Who Should Care About ETC?

  • Miners seeking proof-of-work alternatives after Ethereum's Merge shifted the industry toward PoS.
  • Ideological maximalists who believe immutability trumps convenience, even at the cost of growth.
  • Speculators hunting for asymmetric upside in a forgotten, low-cap asset with occasional momentum bursts.
  • Researchers studying how two chains sharing identical pre-fork histories can diverge so dramatically over time.

Key Takeaways

The Ethereum vs Ethereum Classic rivalry is more than a relic of 2016 — it's a live debate about what blockchains should be and who they should serve. Ethereum offers scale, innovation, and institutional credibility at the cost of philosophical flexibility. Ethereum Classic offers unwavering immutability and predictable rules at the cost of growth, adoption, and developer mindshare.

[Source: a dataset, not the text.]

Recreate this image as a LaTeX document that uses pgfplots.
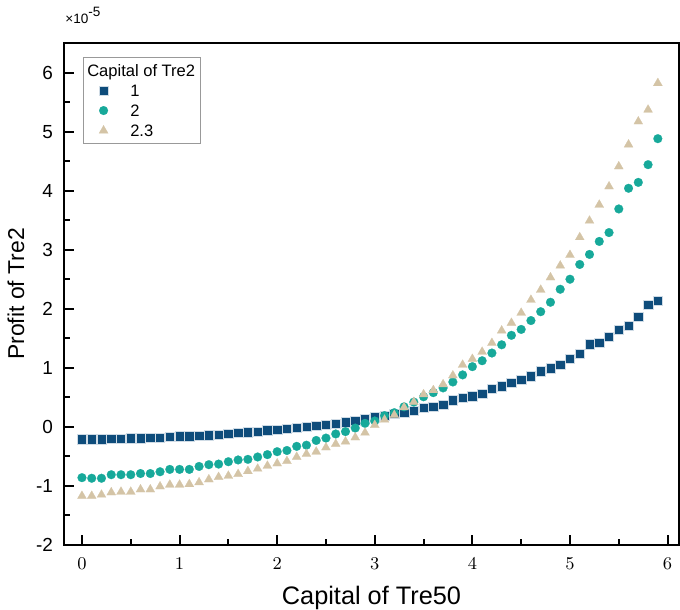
\documentclass[border=0pt]{standalone}
\usepackage{pgfplots}
\pgfplotsset{compat=1.18}
\usepackage{pgfplotstable}
\usepackage{fontspec}
\setmainfont{Liberation Sans}
\definecolor{c1}{HTML}{0E4C7B}
\definecolor{c2}{HTML}{17A99A}
\definecolor{c3}{HTML}{D4C4A6}
\pgfplotstableread{
x s1 s2 s3
0.0 -0.21 -0.86 -1.17
0.1 -0.21 -0.87 -1.17
0.2 -0.21 -0.87 -1.15
0.3 -0.20 -0.81 -1.11
0.4 -0.20 -0.81 -1.10
0.5 -0.19 -0.81 -1.10
0.6 -0.19 -0.79 -1.06
0.7 -0.18 -0.79 -1.06
0.8 -0.18 -0.76 -1.01
0.9 -0.17 -0.72 -0.98
1.0 -0.16 -0.72 -0.98
1.1 -0.16 -0.72 -0.97
1.2 -0.15 -0.67 -0.94
1.3 -0.14 -0.64 -0.89
1.4 -0.13 -0.63 -0.85
1.5 -0.12 -0.59 -0.83
1.6 -0.10 -0.56 -0.80
1.7 -0.09 -0.55 -0.75
1.8 -0.08 -0.51 -0.71
1.9 -0.06 -0.47 -0.66
2.0 -0.05 -0.42 -0.62
2.1 -0.03 -0.40 -0.58
2.2 -0.02 -0.33 -0.51
2.3 0.00 -0.31 -0.46
2.4 0.02 -0.23 -0.42
2.5 0.04 -0.19 -0.35
2.6 0.05 -0.12 -0.29
2.7 0.08 -0.08 -0.25
2.8 0.10 -0.02 -0.18
2.9 0.13 0.06 -0.10
3.0 0.16 0.10 0.03
3.1 0.19 0.19 0.12
3.2 0.22 0.24 0.20
3.3 0.24 0.34 0.33
3.4 0.27 0.42 0.42
3.5 0.32 0.51 0.55
3.6 0.34 0.58 0.62
3.7 0.37 0.66 0.72
3.8 0.45 0.76 0.87
3.9 0.49 0.88 1.05
4.0 0.52 1.02 1.15
4.1 0.56 1.12 1.27
4.2 0.65 1.25 1.42
4.3 0.69 1.39 1.63
4.4 0.75 1.55 1.76
4.5 0.80 1.65 1.93
4.6 0.86 1.80 2.15
4.7 0.94 1.95 2.32
4.8 0.99 2.11 2.53
4.9 1.05 2.33 2.73
5.0 1.15 2.50 2.91
5.1 1.24 2.75 3.21
5.2 1.40 2.92 3.49
5.3 1.42 3.14 3.76
5.4 1.53 3.29 4.07
5.5 1.64 3.69 4.41
5.6 1.71 4.04 4.78
5.7 1.86 4.14 5.17
5.8 2.07 4.44 5.37
5.9 2.14 4.88 5.82
}\datatab
\begin{document}
\begin{tikzpicture}
\begin{axis}[name=ax, scale only axis, width=307.5bp, height=251bp,
  xmin=-0.184, xmax=6.117, ymin=-2, ymax=6.5,
  xtick={0,...,6}, ytick={-2,...,6},
  minor x tick num=1, minor y tick num=1,
  tick align=inside, xtick pos=bottom, ytick pos=left,
  axis line style={line width=1bp},
  every tick/.style={black, line width=1bp},
  major tick length=5bp, minor tick length=3bp,
  xticklabel style={font=\fontsize{9.5}{11}\selectfont, yshift=-3bp},
  yticklabel style={font=\fontsize{9.5}{11}\selectfont, xshift=-2bp},
  yticklabel={\pgfmathprintnumber[assume math mode=true]{\tick}},
  xlabel={Capital of Tre50}, ylabel={Profit of Tre2},
  xlabel style={font=\fontsize{12.7}{14}\selectfont, at={(axis description cs:0.5,-0.1195)}, anchor=base},
  ylabel style={font=\fontsize{11.5}{14}\selectfont, at={(axis description cs:-0.065,0.5)}, anchor=base},
  legend style={at={(axis description cs:0.031,0.972)}, anchor=north west,
    draw=gray!80, line width=0.5bp, font=\fontsize{8.3}{10}\selectfont,
    inner sep=1.5bp, column sep=10bp,
    nodes={inner xsep=1bp, inner ysep=1.7bp, text height=6.1bp, text depth=0.5bp}},
  legend cell align=left,
]
\addlegendimage{empty legend}
\addlegendentry{\hspace*{-21.5bp}Capital of Tre2}
\addplot[only marks, mark=square*, mark size=2.35bp, mark options={fill=c1, draw=white!80!c1, line width=0.25bp}] table[x=x, y=s1]{\datatab};
\addlegendentry{1}
\addplot[only marks, mark=*, mark size=2.2bp, mark options={fill=c2, draw=c2, line width=0.1bp}] table[x=x, y=s2]{\datatab};
\addlegendentry{2}
\addplot[only marks, mark=triangle*, mark size=2.6bp, mark options={fill=c3, draw=c3, line width=0.1bp}] table[x=x, y=s3]{\datatab};
\addlegendentry{2.3}
\end{axis}
\node[anchor=base west, inner sep=0pt, font=\fontsize{6.8}{7}\selectfont] at ([xshift=0.5bp, yshift=9.5bp]ax.north west) {×10\raisebox{3.5bp}{-5}};
\pgfresetboundingbox
\path[use as bounding box] ([xshift=-32bp, yshift=-32.5bp]ax.south west) rectangle ([xshift=0.5bp, yshift=21.5bp]ax.north east);
\end{tikzpicture}
\end{document}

  • Ethereum (ETH) — the dominant smart contract platform with proof-of-stake, spot ETFs, and a sprawling dApp ecosystem across DeFi, NFTs, and gaming.
  • Ethereum Classic (ETC) — the original chain, proof-of-work, capped supply, and a smaller but devoted community of purists.
  • Different goals: ETH evolves to serve users; ETC preserves to honor principles.
  • Risk profile: ETC carries higher security and liquidity risks; ETH carries higher regulatory and competition risks from layer-2s and rival L1s.

For most investors and builders in 2025, Ethereum remains the obvious choice thanks to network effects and institutional momentum. But understanding why Ethereum Classic exists — and why it still survives after years of being written off — reveals the deeper values driving the entire crypto revolution. Whether you bet on pragmatism or purism, the fork proved one thing: in crypto, philosophy is just as valuable as technology.